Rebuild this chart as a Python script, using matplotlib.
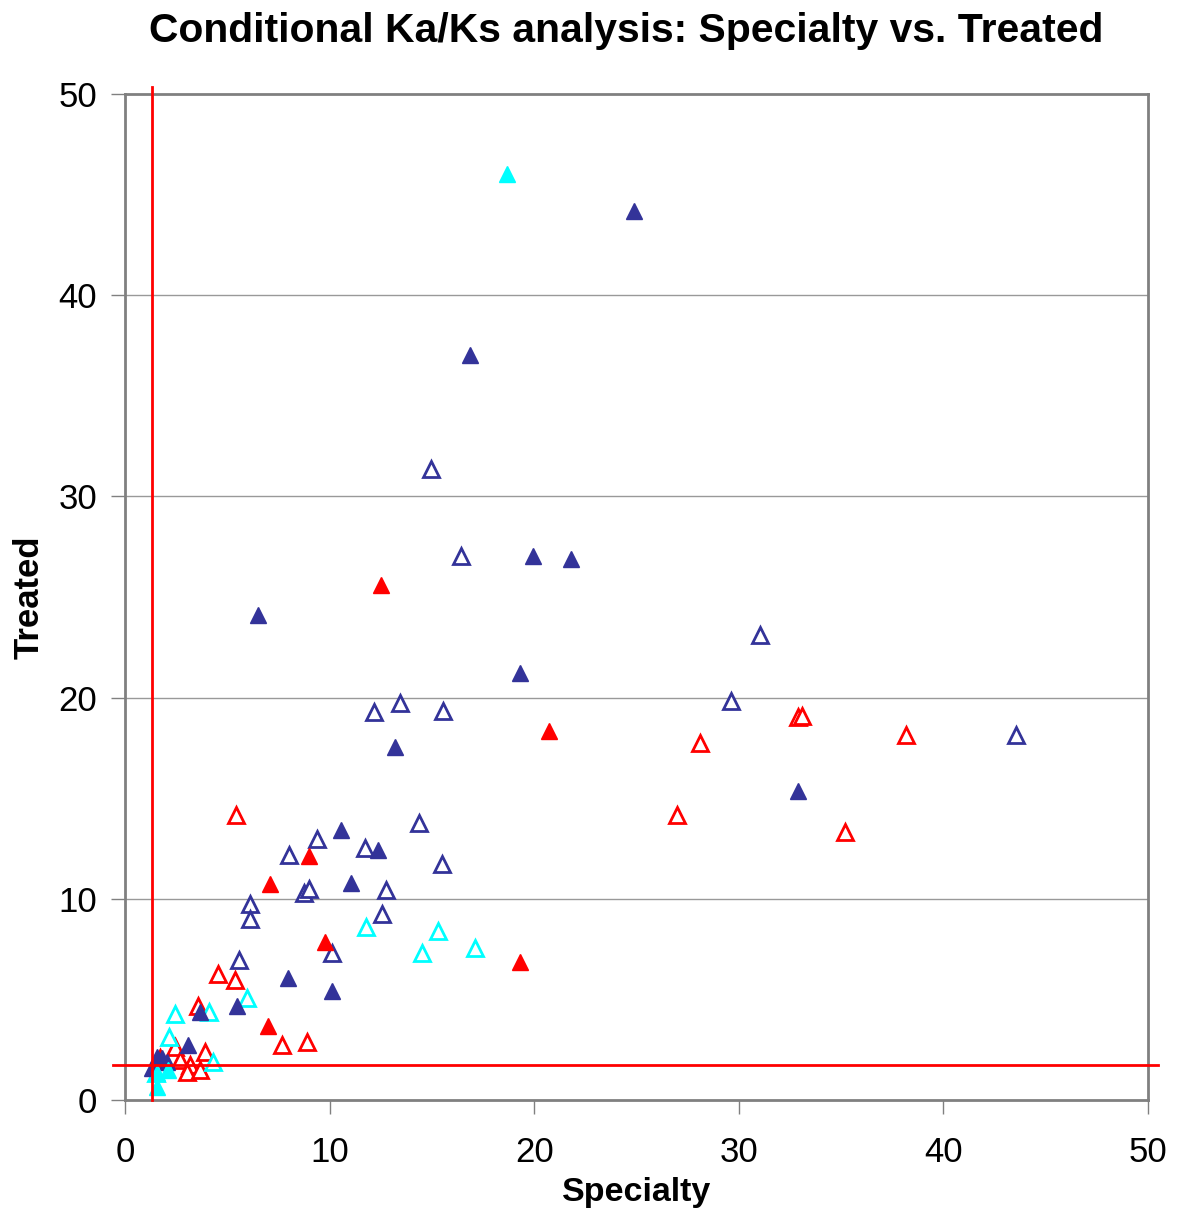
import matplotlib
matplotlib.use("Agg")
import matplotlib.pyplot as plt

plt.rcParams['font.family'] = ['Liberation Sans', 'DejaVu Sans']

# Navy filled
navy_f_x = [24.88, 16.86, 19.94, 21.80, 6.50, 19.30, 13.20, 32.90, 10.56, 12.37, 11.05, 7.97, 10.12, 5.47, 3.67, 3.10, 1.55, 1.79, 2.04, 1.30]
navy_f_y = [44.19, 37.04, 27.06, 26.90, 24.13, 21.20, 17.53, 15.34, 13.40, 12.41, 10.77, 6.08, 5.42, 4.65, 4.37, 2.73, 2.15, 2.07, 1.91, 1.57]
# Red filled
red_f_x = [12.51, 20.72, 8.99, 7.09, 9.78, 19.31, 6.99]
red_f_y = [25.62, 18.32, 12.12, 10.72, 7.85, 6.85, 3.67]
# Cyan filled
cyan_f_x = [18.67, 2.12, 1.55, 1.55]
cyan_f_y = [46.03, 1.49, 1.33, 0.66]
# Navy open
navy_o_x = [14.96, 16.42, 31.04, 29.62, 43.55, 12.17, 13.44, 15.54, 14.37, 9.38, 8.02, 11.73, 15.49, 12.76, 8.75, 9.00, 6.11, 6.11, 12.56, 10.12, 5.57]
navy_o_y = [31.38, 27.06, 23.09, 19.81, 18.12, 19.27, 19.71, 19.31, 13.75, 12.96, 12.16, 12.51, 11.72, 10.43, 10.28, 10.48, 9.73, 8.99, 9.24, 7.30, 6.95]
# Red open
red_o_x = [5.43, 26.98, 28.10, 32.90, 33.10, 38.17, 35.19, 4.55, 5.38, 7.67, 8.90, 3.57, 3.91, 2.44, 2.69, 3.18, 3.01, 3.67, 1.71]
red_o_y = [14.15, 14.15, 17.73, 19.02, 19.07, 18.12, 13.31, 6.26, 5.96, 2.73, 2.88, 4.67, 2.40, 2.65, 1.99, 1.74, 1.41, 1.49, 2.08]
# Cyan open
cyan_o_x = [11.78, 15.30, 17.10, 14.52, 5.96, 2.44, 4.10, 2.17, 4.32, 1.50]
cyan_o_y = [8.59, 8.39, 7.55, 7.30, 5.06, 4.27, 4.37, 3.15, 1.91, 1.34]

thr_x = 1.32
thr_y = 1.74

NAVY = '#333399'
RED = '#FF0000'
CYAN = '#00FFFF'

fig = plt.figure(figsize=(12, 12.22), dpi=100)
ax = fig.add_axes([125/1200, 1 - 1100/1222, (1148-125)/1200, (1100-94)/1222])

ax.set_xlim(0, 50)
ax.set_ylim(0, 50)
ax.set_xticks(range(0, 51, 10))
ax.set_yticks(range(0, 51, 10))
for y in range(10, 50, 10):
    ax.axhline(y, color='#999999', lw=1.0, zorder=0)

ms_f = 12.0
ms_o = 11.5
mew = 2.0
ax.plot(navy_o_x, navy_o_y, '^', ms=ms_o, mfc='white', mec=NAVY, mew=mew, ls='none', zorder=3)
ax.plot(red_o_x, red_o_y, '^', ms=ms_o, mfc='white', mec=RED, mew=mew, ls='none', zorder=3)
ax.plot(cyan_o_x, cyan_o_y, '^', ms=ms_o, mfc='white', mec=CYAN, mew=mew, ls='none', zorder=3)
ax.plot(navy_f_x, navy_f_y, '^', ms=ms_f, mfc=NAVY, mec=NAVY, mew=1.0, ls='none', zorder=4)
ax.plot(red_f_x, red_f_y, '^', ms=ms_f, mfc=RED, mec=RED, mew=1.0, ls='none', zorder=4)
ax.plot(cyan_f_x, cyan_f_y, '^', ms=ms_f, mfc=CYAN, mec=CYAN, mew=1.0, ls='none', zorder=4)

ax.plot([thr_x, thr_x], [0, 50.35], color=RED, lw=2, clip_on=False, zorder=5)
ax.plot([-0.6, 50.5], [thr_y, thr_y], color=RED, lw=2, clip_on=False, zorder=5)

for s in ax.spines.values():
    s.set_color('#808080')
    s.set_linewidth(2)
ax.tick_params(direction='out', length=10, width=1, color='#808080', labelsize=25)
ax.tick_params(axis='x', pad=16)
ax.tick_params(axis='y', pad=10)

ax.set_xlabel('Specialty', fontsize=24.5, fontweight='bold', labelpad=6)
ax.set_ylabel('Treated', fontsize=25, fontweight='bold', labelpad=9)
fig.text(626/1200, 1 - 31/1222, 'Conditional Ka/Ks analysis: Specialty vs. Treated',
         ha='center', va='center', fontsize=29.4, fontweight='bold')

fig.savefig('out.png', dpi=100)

_ _ _

→ What to work on:
Only lines belong in the copy: transcribe those from the start of the data through the line that contains "plt.rcParams['font.family'] = ['Liberation", and skip the pictures.

→ Full output:
Rebuild this chart as a Python script, using matplotlib.
import matplotlib
matplotlib.use("Agg")
import matplotlib.pyplot as plt

plt.rcParams['font.family'] = ['Liberation Sans', 'DejaVu Sans']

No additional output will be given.